Syntactic parsing strategies like “minimal attachment” have mainly been studied for written language. However, there is recent interest in whether parsing strategies are used for speech. An alternative view is that, because speech contains acoustic patterns that covary with structure, and these influence listeners' syntactic interpretations, acoustic patterns can indicate structure, and so strategies are unnecessary. A critical assumption of the latter view remains to be tested: Speakers reliably produce acoustic correlates of structure for minimal and nonminimal attachment sentences. The present study investigated this, comparing productions of minimal and nonminimal attachment sentences. Longer duration and more extreme pitch fall-rise were expected for a sentence containing a major syntactic boundary in the critical region (i.e., nonminimal attachment).

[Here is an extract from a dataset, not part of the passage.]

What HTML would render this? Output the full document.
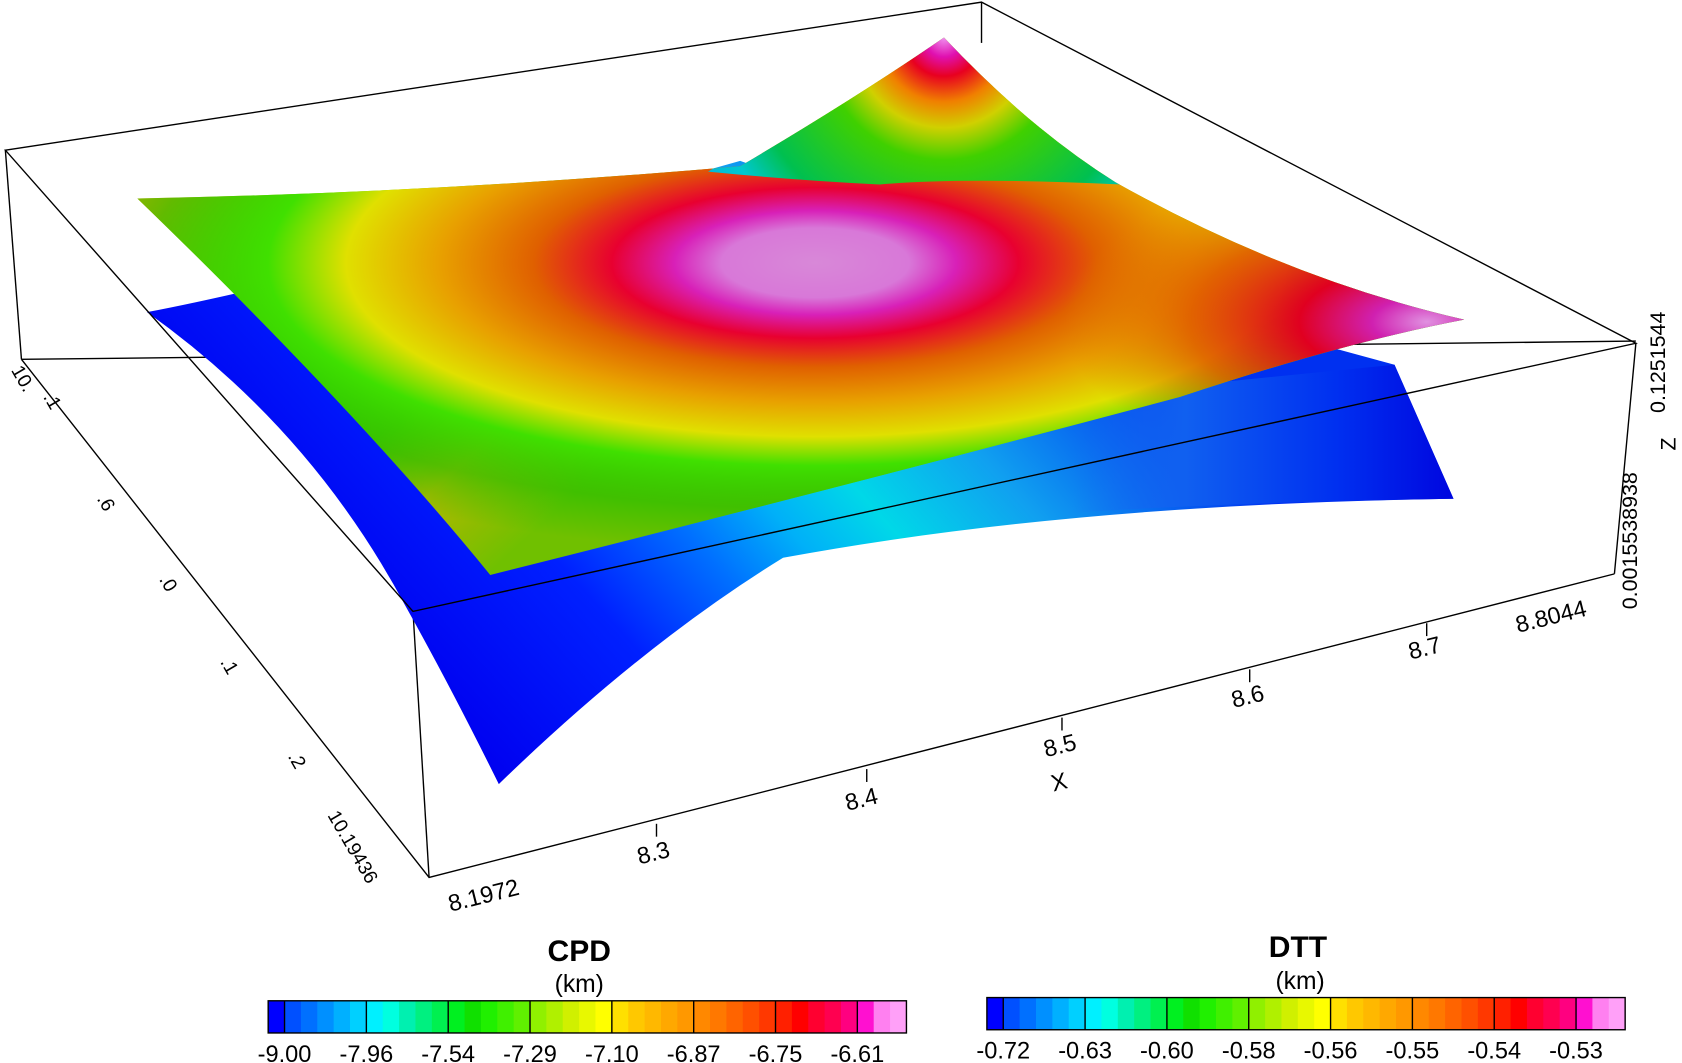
<!DOCTYPE html>
<html><head><meta charset="utf-8"><style>
html,body{margin:0;padding:0;background:#fff;}
svg{display:block;font-family:"Liberation Sans",sans-serif;}
</style></head><body>
<svg id="s" width="1682" height="1063" viewBox="0 0 1568 991" preserveAspectRatio="none">
<defs>
<linearGradient id="lo" gradientUnits="userSpaceOnUse" x1="465" y1="732" x2="1000" y2="250">
<stop offset="0" stop-color="#0000f0"/><stop offset="0.25" stop-color="#0020ff"/>
<stop offset="0.4" stop-color="#0070ff"/><stop offset="0.5" stop-color="#00b0f8"/>
<stop offset="0.6" stop-color="#00d8e8"/><stop offset="0.75" stop-color="#10a0f0"/>
<stop offset="1" stop-color="#0030f0"/></linearGradient>
<linearGradient id="lo2" gradientUnits="userSpaceOnUse" x1="1000" y1="450" x2="1350" y2="450">
<stop offset="0" stop-color="#1870f0" stop-opacity="0"/><stop offset="0.3" stop-color="#1060f0"/>
<stop offset="0.7" stop-color="#0030f0"/><stop offset="1" stop-color="#0008e0"/></linearGradient>
<linearGradient id="base" gradientUnits="userSpaceOnUse" x1="150" y1="190" x2="460" y2="530">
<stop offset="0" stop-color="#c8b000"/><stop offset="0.2" stop-color="#90cc00"/>
<stop offset="0.45" stop-color="#40d000"/><stop offset="0.65" stop-color="#60c000"/>
<stop offset="0.8" stop-color="#b0b800"/><stop offset="1" stop-color="#70c000"/></linearGradient>
<radialGradient id="up" gradientUnits="userSpaceOnUse" cx="760" cy="245" r="540" gradientTransform="translate(760 245) scale(1.35 0.5) translate(-760 -245)">
<stop offset="0" stop-color="#d888d8"/><stop offset="0.12" stop-color="#d878d8"/>
<stop offset="0.18" stop-color="#d820b8"/><stop offset="0.26" stop-color="#e80030"/>
<stop offset="0.36" stop-color="#e06000"/><stop offset="0.48" stop-color="#e8a000"/>
<stop offset="0.6" stop-color="#e0e000"/><stop offset="0.7" stop-color="#40e000"/>
<stop offset="0.85" stop-color="#20c000" stop-opacity="0.6"/><stop offset="1" stop-color="#20c000" stop-opacity="0"/></radialGradient>
<radialGradient id="rc" gradientUnits="userSpaceOnUse" cx="1330" cy="300" r="340" gradientTransform="translate(1330 300) scale(1 0.45) translate(-1330 -300)">
<stop offset="0" stop-color="#e090e0"/><stop offset="0.15" stop-color="#d020b0"/>
<stop offset="0.35" stop-color="#e00020"/><stop offset="0.65" stop-color="#e05000" stop-opacity="0.8"/><stop offset="1" stop-color="#e08000" stop-opacity="0"/></radialGradient>
<radialGradient id="tp" gradientUnits="userSpaceOnUse" cx="880" cy="35" r="300">
<stop offset="0" stop-color="#f090f0"/><stop offset="0.06" stop-color="#e010b0"/>
<stop offset="0.12" stop-color="#e80020"/><stop offset="0.2" stop-color="#f08000"/>
<stop offset="0.28" stop-color="#d0d000"/><stop offset="0.38" stop-color="#40d000"/>
<stop offset="0.62" stop-color="#00c050"/><stop offset="0.75" stop-color="#00c8d0"/><stop offset="1" stop-color="#00a0e8"/></radialGradient>
<clipPath id="uc"><path d="M128,185 Q400,180 690,155 Q800,90 880,35 Q960,120 1040,170 Q1200,260 1365,298 Q1250,320 1100,370 Q800,450 457,536 Q330,380 128,185Z"/></clipPath>
</defs>
<g fill="none" stroke="#000" stroke-width="1.3">
<polyline points="20,335 400,818 1505,535"/>
<line x1="5" y1="140" x2="20" y2="335"/>
<line x1="385" y1="570" x2="400" y2="818"/>
<line x1="1525" y1="320" x2="1505" y2="535"/>
<line x1="20" y1="335" x2="1525" y2="318"/>
</g>
<path d="M137,291 Q300,260 690,150 Q1000,260 1300,340 L1355,465 Q1000,470 730,520 Q600,600 465,731 Q420,640 378,565 Q290,400 137,291Z" fill="url(#lo)"/>
<path d="M1000,370 L1300,340 L1355,465 Q1150,468 1000,478Z" fill="url(#lo2)"/>
<g clip-path="url(#uc)">
<rect x="100" y="0" width="1300" height="560" fill="url(#base)"/>
<rect x="100" y="0" width="1300" height="560" fill="url(#up)"/>
<rect x="900" y="150" width="500" height="300" fill="url(#rc)"/>
<path d="M660,160 L880,30 L1045,172 Q900,165 820,172 Q740,168 660,160Z" fill="url(#tp)"/>
</g>
<g fill="none" stroke="#000" stroke-width="1.3">
<polygon points="5,140 915,2 1525,320 385,570"/>
<line x1="915" y1="2" x2="915" y2="40"/>
</g>
<g stroke="#000" stroke-width="1.3">
<line x1="612" y1="768" x2="612" y2="780"/><line x1="808" y1="717" x2="808" y2="729"/>
<line x1="990" y1="669" x2="990" y2="681"/><line x1="1165" y1="624" x2="1165" y2="636"/>
<line x1="1330" y1="581" x2="1330" y2="593"/>
</g>
<g font-size="22" fill="#000">
<text transform="translate(420,850) rotate(-14)">8.1972</text>
<text transform="translate(596,806) rotate(-14)">8.3</text>
<text transform="translate(790,756) rotate(-14)">8.4</text>
<text transform="translate(975,706) rotate(-14)">8.5</text>
<text transform="translate(1150,660) rotate(-14)">8.6</text>
<text transform="translate(1315,615) rotate(-14)">8.7</text>
<text transform="translate(1415,590) rotate(-14)">8.8044</text>
<text transform="translate(982,738) rotate(-14)">X</text>
<text transform="translate(1552,385) rotate(-90)" font-size="20">0.1251544</text>
<text transform="translate(1526,568) rotate(-90)" font-size="20">0.0015538938</text>
<text transform="translate(1562,420) rotate(-90)" font-size="20">Z</text>
<text transform="translate(305,760) rotate(60)" font-size="18">10.19436</text>
</g>
<g font-size="18" fill="#000">
<text transform="translate(10,345) rotate(60)">10.</text>
<text transform="translate(40,370) rotate(60)">.1</text>
<text transform="translate(90,465) rotate(60)">.6</text>
<text transform="translate(148,540) rotate(60)">.0</text>
<text transform="translate(205,617) rotate(60)">.1</text>
<text transform="translate(268,705) rotate(60)">.2</text>
</g>
<g id="cb"></g>
<g font-weight="bold" font-size="28" text-anchor="middle">
<text x="540" y="896">CPD</text><text x="1210" y="892">DTT</text></g>
<g font-size="23" text-anchor="middle">
<text x="540" y="925">(km)</text><text x="1212" y="922">(km)</text></g>
</svg>
<script>
var cols=["#0000ff","#0050ff","#0070ff","#0090ff","#00b0ff","#00d0ff","#00f0ff","#00ffe0","#00f0b0","#00f080","#00f050","#00f020","#10e000","#20f000","#40f000","#60f000","#90f000","#b0f000","#d0f000","#e8f800","#ffff00","#ffe000","#ffc800","#ffb800","#ffa800","#ff9800","#ff8800","#ff7800","#ff6400","#ff5000","#ff3800","#ff2000","#ff0000","#ff0030","#ff0050","#ff0080","#ff10d0","#ff80f0","#ffa0f8"];
var g=document.getElementById('cb'),ns="http://www.w3.org/2000/svg";
function bar(x0,x1,y0,h,labels){var w=(x1-x0)/39;
for(var i=0;i<39;i++){var r=document.createElementNS(ns,'rect');r.setAttribute('x',x0+i*w);r.setAttribute('y',y0);r.setAttribute('width',w+0.6);r.setAttribute('height',h);r.setAttribute('fill',cols[i]);g.appendChild(r);}
var b=document.createElementNS(ns,'rect');b.setAttribute('x',x0);b.setAttribute('y',y0);b.setAttribute('width',x1-x0);b.setAttribute('height',h);b.setAttribute('fill','none');b.setAttribute('stroke','#000');b.setAttribute('stroke-width','1.3');g.appendChild(b);
for(var k=0;k<8;k++){var xi=x0+(1+5*k)*w;var l=document.createElementNS(ns,'line');l.setAttribute('x1',xi);l.setAttribute('x2',xi);l.setAttribute('y1',y0);l.setAttribute('y2',y0+h);l.setAttribute('stroke','#000');l.setAttribute('stroke-width','1.3');g.appendChild(l);
var t=document.createElementNS(ns,'text');t.setAttribute('x',xi);t.setAttribute('y',y0+h+27);t.setAttribute('font-size','22');t.setAttribute('text-anchor','middle');t.textContent=labels[k];g.appendChild(t);}}
bar(250,845,933,30,["-9.00","-7.96","-7.54","-7.29","-7.10","-6.87","-6.75","-6.61"]);
bar(920,1515,930,30,["-0.72","-0.63","-0.60","-0.58","-0.56","-0.55","-0.54","-0.53"]);
</script>
</body></html>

Surprisingly, phrase-final lengthening did not appear; duration for the syntactic boundary condition was shorter. Additional experiments suggest why. When subjects assign sentence-focus-stress to material in the critical region of a no-boundary sentence, stress is represented by increased duration or pitch rise. Thus both syntactic and nonsyntactic linguistic information influence the form of the acoustic patterns produced, and determine whether the expected differences are observable across sentences. Implications for parsing models and for investigations of speech production and perception will be discussed.